Im Kontext dieser demographischen und ökonomischen Strukturen werden auch negative psychosoziale Konsequenzen für die zurückbleibenden jungen Männer vermutet. Ein Frauen-Defizit bedeutet für sie eingeschränkte Möglichkeiten, eine Partnerin kennen zu lernen. Vom Heirats- und vom Arbeitsmarkt ausgeschlossen zu sein, wirkt sich negativ auf das Selbstbild aus und muss als Nährboden für politisch und sozial abweichendes Verhalten in Betracht gezogen werden. Die Herausbildung entsprechender Subkulturen könnte bei anderen Jugendlichen Abwanderungswünsche verstärken oder gar auslösen.
Das Bild der Zurückbleibenden als Problemgruppe bedarf jedoch einer Relativierung.

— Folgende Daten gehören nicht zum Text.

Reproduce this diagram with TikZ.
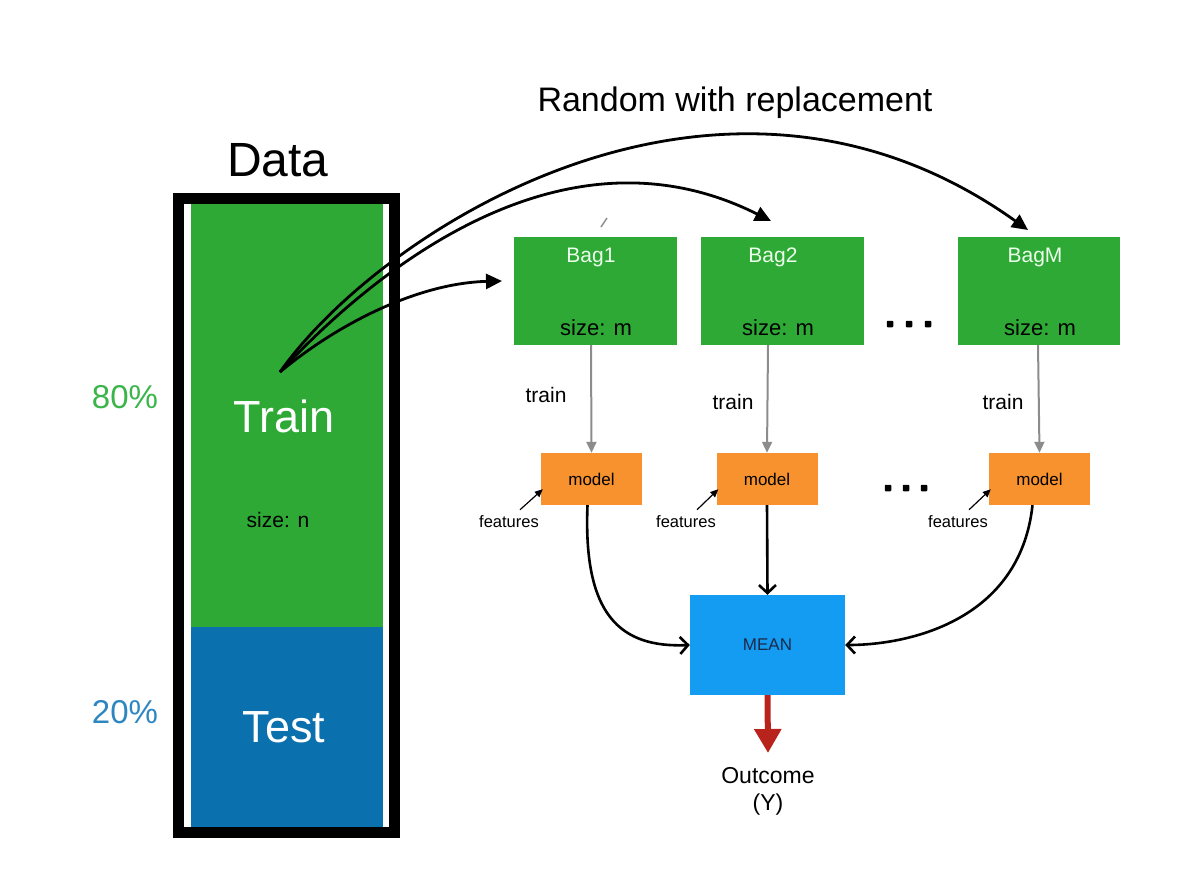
\documentclass[tikz,border=0pt]{standalone}
\usepackage{fontspec}
\setmainfont{Liberation Sans}
\usetikzlibrary{arrows.meta}
\definecolor{trgreen}{HTML}{2EA935}
\definecolor{tsblue}{HTML}{0A70AE}
\definecolor{pctgreen}{HTML}{3AB54A}
\definecolor{pctblue}{HTML}{2E86C1}
\definecolor{morange}{HTML}{F7922E}
\definecolor{meanblue}{HTML}{149CF2}
\definecolor{meantext}{HTML}{1A2A4A}
\definecolor{outred}{HTML}{B8241C}
\definecolor{greyarr}{HTML}{8C8C8C}
\newcommand{\fs}[1]{\fontsize{#1}{#1}\selectfont}
\tikzset{
  bagbox/.style={fill=trgreen, draw=none},
  modelbox/.style={fill=morange, draw=none, minimum width=101pt, minimum height=52pt, inner sep=0pt},
  lbl/.style={inner sep=0pt, anchor=center},
  bigarrow/.style={line width=2.8pt, -{Triangle[length=16pt,width=15pt]}},
  greyarrow/.style={draw=greyarr, line width=2pt, -{Triangle[length=11pt,width=10pt]}},
  featarrow/.style={line width=1.2pt, -{Triangle[length=8pt,width=7pt]}},
  outarrow/.style={line width=2.6pt, -{Straight Barb[length=8pt,width=17pt,line width=2.6pt]}},
  dotsq/.style={fill=black, minimum size=6.5pt, inner sep=0pt, rounded corners=0.8pt},
}
\begin{document}
\begin{tikzpicture}[x=1pt,y=-1pt]
\useasboundingbox (0,0) rectangle (1182,892);
% data column
\fill[trgreen] (191,204) rectangle (383,627);
\fill[tsblue] (191,627) rectangle (383,828);
\draw[line width=11pt] (178.5,198.5) rectangle (394.5,832.5);
\node[lbl] (data) at (278,160) {\fs{48}Data};
\node[lbl, text=white] (train) at (284,416) {\fs{45}Train};
\node[lbl] (sizen) at (278,520) {\fs{21}size: n};
\node[lbl, text=white] (test) at (284,727) {\fs{45}Test};
\node[lbl, text=pctgreen] (p80) at (125,397) {\fs{33}80\%};
\node[lbl, text=pctblue] (p20) at (125,712) {\fs{33}20\%};
\node[lbl] (rwr) at (735,103) {\fs{34}Random with replacement};
% bags
\fill[bagbox] (514,237) rectangle (677,345);
\fill[bagbox] (701,237) rectangle (864,345);
\fill[bagbox] (958,237) rectangle (1120,345);
\node[lbl, text=white!92!green] (b1t) at (591,257) {\fs{21}Bag1};
\node[lbl, text=white!92!green] (b2t) at (773,257) {\fs{21}Bag2};
\node[lbl, text=white!92!green] (bmt) at (1035,257) {\fs{21}BagM};
\node[lbl] (s1) at (596,328) {\fs{22}size: m};
\node[lbl] (s2) at (778,328) {\fs{22}size: m};
\node[lbl] (sm) at (1040,328) {\fs{22}size: m};
\node[dotsq] (d11) at (890,324) {};
\node[dotsq] (d12) at (909,324) {};
\node[dotsq] (d13) at (928,324) {};
\node[dotsq] (d21) at (888,488) {};
\node[dotsq] (d22) at (906,488) {};
\node[dotsq] (d23) at (924,488) {};
\draw[greyarr, line width=1.5pt] (601,227) -- (607,218);
% models
\node[modelbox] (m1) at (591.5,479) {\fs{17}model};
\node[modelbox] (m2) at (767,479) {\fs{17}model};
\node[modelbox] (mm) at (1039.5,479) {\fs{17}model};
\node[lbl] (f1) at (509,522) {\fs{16.5}features};
\node[lbl] (f2) at (686,522) {\fs{16.5}features};
\node[lbl] (fm) at (958,522) {\fs{16.5}features};
\node[lbl] (t1) at (546,395) {\fs{21}train};
\node[lbl] (t2) at (733,402) {\fs{21}train};
\node[lbl] (tm) at (1003,402) {\fs{21}train};
% mean
\node[fill=meanblue, minimum width=155pt, minimum height=100pt, inner sep=0pt, text=meantext] (mean) at (767.5,645) {\fs{17}MEAN};
\node[lbl] (out) at (768,776) {\fs{23}Outcome};
\node[lbl] (outy) at (768,805) {\fs{23}(Y)};
% connectors
\coordinate (src) at (280,372);
\coordinate (e1) at (502,281);
\coordinate (e2) at (771,221);
\coordinate (em) at (1028,230);
\draw[bigarrow] (src) .. controls (340,322) and (420,283) .. (e1);
\draw[bigarrow] (src) .. controls (370,275) and (560,115) .. (e2);
\draw[bigarrow] (src) .. controls (380,230) and (720,10) .. (em);
\draw[greyarrow] (591,345) -- (m1.north);
\draw[greyarrow] (768,345) -- (m2.north);
\draw[greyarrow] (1038,345) -- (mm.north);
\draw[featarrow] ([xshift=11pt,yshift=6pt]f1.north) -- ([xshift=2pt,yshift=16pt]m1.south west);
\draw[featarrow] ([xshift=11pt,yshift=6pt]f2.north) -- ([xshift=2pt,yshift=16pt]m2.south west);
\draw[featarrow] ([xshift=11pt,yshift=6pt]fm.north) -- ([xshift=2pt,yshift=16pt]mm.south west);
\draw[outarrow] ([xshift=-4pt]m1.south) .. controls (583,615) and (620,648) .. (mean.west);
\draw[outarrow] (m2.south) -- (mean.north);
\draw[outarrow] ([xshift=-7pt]mm.south) .. controls (1020,620) and (910,645) .. (mean.east);
\draw[draw=outred, line width=6pt, -{Triangle[length=24pt,width=26pt]}, outred] (mean.south) -- (768,753);
\end{tikzpicture}
\end{document}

Eine norwegische Studie zeigt, dass es für junge Männer mit niedrigem Bildungsniveau vorteilhaft sein kann, in der Heimat zu bleiben, da auf ländlichen Arbeitsmärkten persönliche Beziehungen und praktisches Geschick einen höheren Stellenwert haben, als Zeugnisse und Zertifikate (BYE 2009). Die Eintrittsbarrieren ins Erwerbsleben sind dadurch niedriger. Ob sich diese Ergebnisse auf Deutschland übertragen lassen, müsste untersucht werden.